## What is required
Repeat the lines below exactly as they appear, but leave out the images.

## Data segment
────────────────────────────────────────
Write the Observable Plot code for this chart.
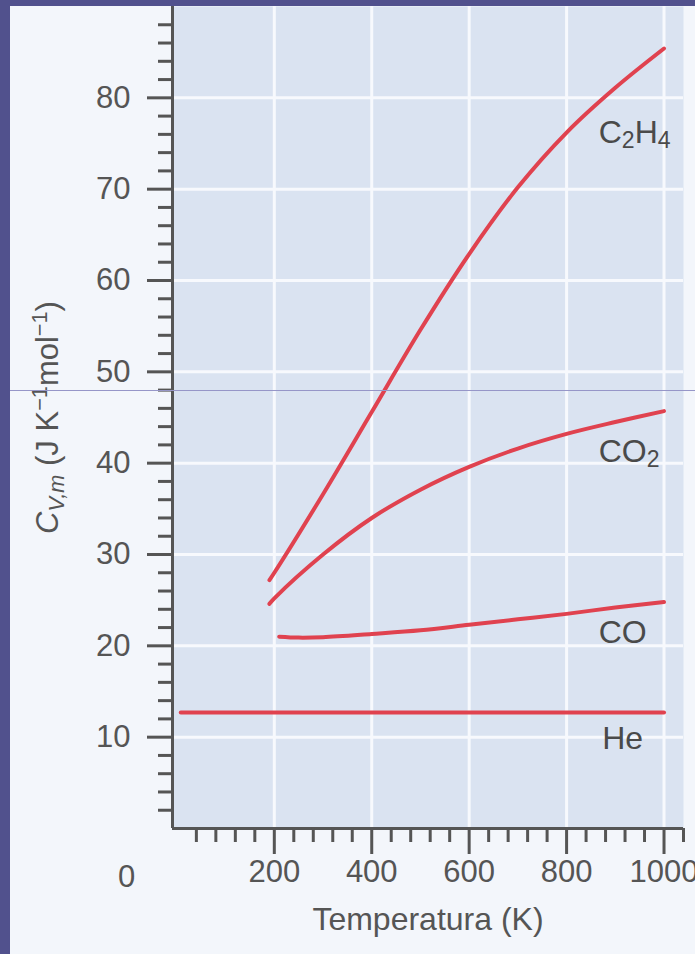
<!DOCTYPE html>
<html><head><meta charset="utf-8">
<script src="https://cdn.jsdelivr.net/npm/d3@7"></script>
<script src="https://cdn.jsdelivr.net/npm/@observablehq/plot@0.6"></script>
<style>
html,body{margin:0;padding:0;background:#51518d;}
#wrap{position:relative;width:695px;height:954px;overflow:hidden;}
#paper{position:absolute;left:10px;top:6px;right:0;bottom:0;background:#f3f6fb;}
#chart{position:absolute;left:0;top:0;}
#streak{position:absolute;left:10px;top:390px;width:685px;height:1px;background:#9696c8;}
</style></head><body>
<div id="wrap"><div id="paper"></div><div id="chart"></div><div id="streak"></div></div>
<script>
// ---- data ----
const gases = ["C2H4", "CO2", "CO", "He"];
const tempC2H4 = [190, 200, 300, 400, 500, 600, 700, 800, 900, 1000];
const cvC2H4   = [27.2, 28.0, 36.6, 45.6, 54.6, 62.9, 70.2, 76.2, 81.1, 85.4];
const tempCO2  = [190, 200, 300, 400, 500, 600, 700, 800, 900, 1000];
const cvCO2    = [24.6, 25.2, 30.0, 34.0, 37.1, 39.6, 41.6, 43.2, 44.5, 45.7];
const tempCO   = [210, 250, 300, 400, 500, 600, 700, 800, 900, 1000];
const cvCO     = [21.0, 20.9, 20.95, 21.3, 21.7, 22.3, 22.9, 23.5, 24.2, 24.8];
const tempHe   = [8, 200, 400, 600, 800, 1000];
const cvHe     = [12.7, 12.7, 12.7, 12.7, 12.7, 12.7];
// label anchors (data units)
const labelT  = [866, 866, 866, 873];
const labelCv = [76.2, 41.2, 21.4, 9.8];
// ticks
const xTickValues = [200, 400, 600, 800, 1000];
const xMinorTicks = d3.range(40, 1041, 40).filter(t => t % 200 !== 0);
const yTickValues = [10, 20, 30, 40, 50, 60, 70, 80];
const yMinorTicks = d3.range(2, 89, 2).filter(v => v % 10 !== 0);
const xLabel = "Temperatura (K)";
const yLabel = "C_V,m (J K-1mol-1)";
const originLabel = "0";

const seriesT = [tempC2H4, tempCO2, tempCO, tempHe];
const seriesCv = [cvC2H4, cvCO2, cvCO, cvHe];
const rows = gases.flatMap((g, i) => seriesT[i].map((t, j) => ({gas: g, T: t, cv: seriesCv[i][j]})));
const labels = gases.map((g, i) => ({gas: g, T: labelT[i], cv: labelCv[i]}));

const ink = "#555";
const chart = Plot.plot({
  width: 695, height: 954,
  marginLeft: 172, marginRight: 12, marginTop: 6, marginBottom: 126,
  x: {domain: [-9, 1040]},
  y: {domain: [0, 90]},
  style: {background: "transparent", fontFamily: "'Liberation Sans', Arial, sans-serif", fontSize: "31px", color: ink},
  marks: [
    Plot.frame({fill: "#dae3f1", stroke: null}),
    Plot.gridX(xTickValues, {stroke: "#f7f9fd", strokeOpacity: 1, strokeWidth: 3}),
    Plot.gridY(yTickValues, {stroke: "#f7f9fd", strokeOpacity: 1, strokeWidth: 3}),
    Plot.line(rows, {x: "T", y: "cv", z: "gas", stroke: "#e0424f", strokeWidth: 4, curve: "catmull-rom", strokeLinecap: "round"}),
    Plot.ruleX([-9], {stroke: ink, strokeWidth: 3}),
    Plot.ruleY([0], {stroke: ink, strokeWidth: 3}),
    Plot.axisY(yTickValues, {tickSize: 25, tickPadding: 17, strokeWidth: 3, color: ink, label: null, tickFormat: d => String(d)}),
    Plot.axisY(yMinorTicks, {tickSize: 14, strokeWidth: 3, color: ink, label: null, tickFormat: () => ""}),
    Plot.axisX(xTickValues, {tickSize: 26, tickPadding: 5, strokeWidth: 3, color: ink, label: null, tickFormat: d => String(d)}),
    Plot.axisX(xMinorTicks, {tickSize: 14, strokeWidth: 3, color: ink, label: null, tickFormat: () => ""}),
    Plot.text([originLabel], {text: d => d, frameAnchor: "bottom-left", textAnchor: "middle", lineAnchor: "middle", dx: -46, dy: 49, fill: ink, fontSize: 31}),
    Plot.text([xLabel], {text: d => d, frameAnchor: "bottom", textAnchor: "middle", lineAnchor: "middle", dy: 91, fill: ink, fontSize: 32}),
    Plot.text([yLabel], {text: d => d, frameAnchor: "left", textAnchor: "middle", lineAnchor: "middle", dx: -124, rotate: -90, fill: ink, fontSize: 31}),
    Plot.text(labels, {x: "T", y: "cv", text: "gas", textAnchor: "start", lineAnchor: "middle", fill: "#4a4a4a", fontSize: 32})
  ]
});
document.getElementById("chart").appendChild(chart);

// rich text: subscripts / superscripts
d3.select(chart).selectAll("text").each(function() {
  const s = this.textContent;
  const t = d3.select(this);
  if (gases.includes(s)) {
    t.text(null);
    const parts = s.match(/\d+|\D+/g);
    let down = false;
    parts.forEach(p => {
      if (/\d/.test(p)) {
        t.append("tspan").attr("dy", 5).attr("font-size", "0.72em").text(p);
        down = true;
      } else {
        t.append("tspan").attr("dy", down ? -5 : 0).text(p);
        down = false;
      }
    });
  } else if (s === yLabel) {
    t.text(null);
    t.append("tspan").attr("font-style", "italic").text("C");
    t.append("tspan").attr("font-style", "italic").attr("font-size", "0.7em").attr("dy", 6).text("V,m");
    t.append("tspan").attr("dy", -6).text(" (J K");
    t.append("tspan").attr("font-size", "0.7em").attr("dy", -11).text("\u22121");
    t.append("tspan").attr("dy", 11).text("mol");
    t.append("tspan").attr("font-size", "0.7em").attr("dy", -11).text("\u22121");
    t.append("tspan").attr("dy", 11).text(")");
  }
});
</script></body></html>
────────────────────────────────────────
## Exercise solution
Write the Observable Plot code for this chart.
<!DOCTYPE html>
<html><head><meta charset="utf-8">
<script src="https://cdn.jsdelivr.net/npm/d3@7"></script>
<script src="https://cdn.jsdelivr.net/npm/@observablehq/plot@0.6"></script>
<style>
html,body{margin:0;padding:0;background:#51518d;}
#wrap{position:relative;width:695px;height:954px;overflow:hidden;}
#paper{position:absolute;left:10px;top:6px;right:0;bottom:0;background:#f3f6fb;}
#chart{position:absolute;left:0;top:0;}
#streak{position:absolute;left:10px;top:390px;width:685px;height:1px;background:#9696c8;}
</style></head><body>
<div id="wrap"><div id="paper"></div><div id="chart"></div><div id="streak"></div></div>
<script>
// ---- data ----
const gases = ["C2H4", "CO2", "CO", "He"];
const tempC2H4 = [190, 200, 300, 400, 500, 600, 700, 800, 900, 1000];
const cvC2H4   = [27.2, 28.0, 36.6, 45.6, 54.6, 62.9, 70.2, 76.2, 81.1, 85.4];
const tempCO2  = [190, 200, 300, 400, 500, 600, 700, 800, 900, 1000];
const cvCO2    = [24.6, 25.2, 30.0, 34.0, 37.1, 39.6, 41.6, 43.2, 44.5, 45.7];
const tempCO   = [210, 250, 300, 400, 500, 600, 700, 800, 900, 1000];
const cvCO     = [21.0, 20.9, 20.95, 21.3, 21.7, 22.3, 22.9, 23.5, 24.2, 24.8];
const tempHe   = [8, 200, 400, 600, 800, 1000];
const cvHe     = [12.7, 12.7, 12.7, 12.7, 12.7, 12.7];
// label anchors (data units)
const labelT  = [866, 866, 866, 873];
const labelCv = [76.2, 41.2, 21.4, 9.8];
// ticks
const xTickValues = [200, 400, 600, 800, 1000];
const xMinorTicks = d3.range(40, 1041, 40).filter(t => t % 200 !== 0);
const yTickValues = [10, 20, 30, 40, 50, 60, 70, 80];
const yMinorTicks = d3.range(2, 89, 2).filter(v => v % 10 !== 0);
const xLabel = "Temperatura (K)";
const yLabel = "C_V,m (J K-1mol-1)";
const originLabel = "0";

const seriesT = [tempC2H4, tempCO2, tempCO, tempHe];
const seriesCv = [cvC2H4, cvCO2, cvCO, cvHe];
const rows = gases.flatMap((g, i) => seriesT[i].map((t, j) => ({gas: g, T: t, cv: seriesCv[i][j]})));
const labels = gases.map((g, i) => ({gas: g, T: labelT[i], cv: labelCv[i]}));

const ink = "#555";
const chart = Plot.plot({
  width: 695, height: 954,
  marginLeft: 172, marginRight: 12, marginTop: 6, marginBottom: 126,
  x: {domain: [-9, 1040]},
  y: {domain: [0, 90]},
  style: {background: "transparent", fontFamily: "'Liberation Sans', Arial, sans-serif", fontSize: "31px", color: ink},
  marks: [
    Plot.frame({fill: "#dae3f1", stroke: null}),
    Plot.gridX(xTickValues, {stroke: "#f7f9fd", strokeOpacity: 1, strokeWidth: 3}),
    Plot.gridY(yTickValues, {stroke: "#f7f9fd", strokeOpacity: 1, strokeWidth: 3}),
    Plot.line(rows, {x: "T", y: "cv", z: "gas", stroke: "#e0424f", strokeWidth: 4, curve: "catmull-rom", strokeLinecap: "round"}),
    Plot.ruleX([-9], {stroke: ink, strokeWidth: 3}),
    Plot.ruleY([0], {stroke: ink, strokeWidth: 3}),
    Plot.axisY(yTickValues, {tickSize: 25, tickPadding: 17, strokeWidth: 3, color: ink, label: null, tickFormat: d => String(d)}),
    Plot.axisY(yMinorTicks, {tickSize: 14, strokeWidth: 3, color: ink, label: null, tickFormat: () => ""}),
    Plot.axisX(xTickValues, {tickSize: 26, tickPadding: 5, strokeWidth: 3, color: ink, label: null, tickFormat: d => String(d)}),
    Plot.axisX(xMinorTicks, {tickSize: 14, strokeWidth: 3, color: ink, label: null, tickFormat: () => ""}),
    Plot.text([originLabel], {text: d => d, frameAnchor: "bottom-left", textAnchor: "middle", lineAnchor: "middle", dx: -46, dy: 49, fill: ink, fontSize: 31}),
    Plot.text([xLabel], {text: d => d, frameAnchor: "bottom", textAnchor: "middle", lineAnchor: "middle", dy: 91, fill: ink, fontSize: 32}),
    Plot.text([yLabel], {text: d => d, frameAnchor: "left", textAnchor: "middle", lineAnchor: "middle", dx: -124, rotate: -90, fill: ink, fontSize: 31}),
    Plot.text(labels, {x: "T", y: "cv", text: "gas", textAnchor: "start", lineAnchor: "middle", fill: "#4a4a4a", fontSize: 32})
  ]
});
document.getElementById("chart").appendChild(chart);

// rich text: subscripts / superscripts
d3.select(chart).selectAll("text").each(function() {
  const s = this.textContent;
  const t = d3.select(this);
  if (gases.includes(s)) {
    t.text(null);
    const parts = s.match(/\d+|\D+/g);
    let down = false;
    parts.forEach(p => {
      if (/\d/.test(p)) {
        t.append("tspan").attr("dy", 5).attr("font-size", "0.72em").text(p);
        down = true;
      } else {
        t.append("tspan").attr("dy", down ? -5 : 0).text(p);
        down = false;
      }
    });
  } else if (s === yLabel) {
    t.text(null);
    t.append("tspan").attr("font-style", "italic").text("C");
    t.append("tspan").attr("font-style", "italic").attr("font-size", "0.7em").attr("dy", 6).text("V,m");
    t.append("tspan").attr("dy", -6).text(" (J K");
    t.append("tspan").attr("font-size", "0.7em").attr("dy", -11).text("\u22121");
    t.append("tspan").attr("dy", 11).text("mol");
    t.append("tspan").attr("font-size", "0.7em").attr("dy", -11).text("\u22121");
    t.append("tspan").attr("dy", 11).text(")");
  }
});
</script></body></html>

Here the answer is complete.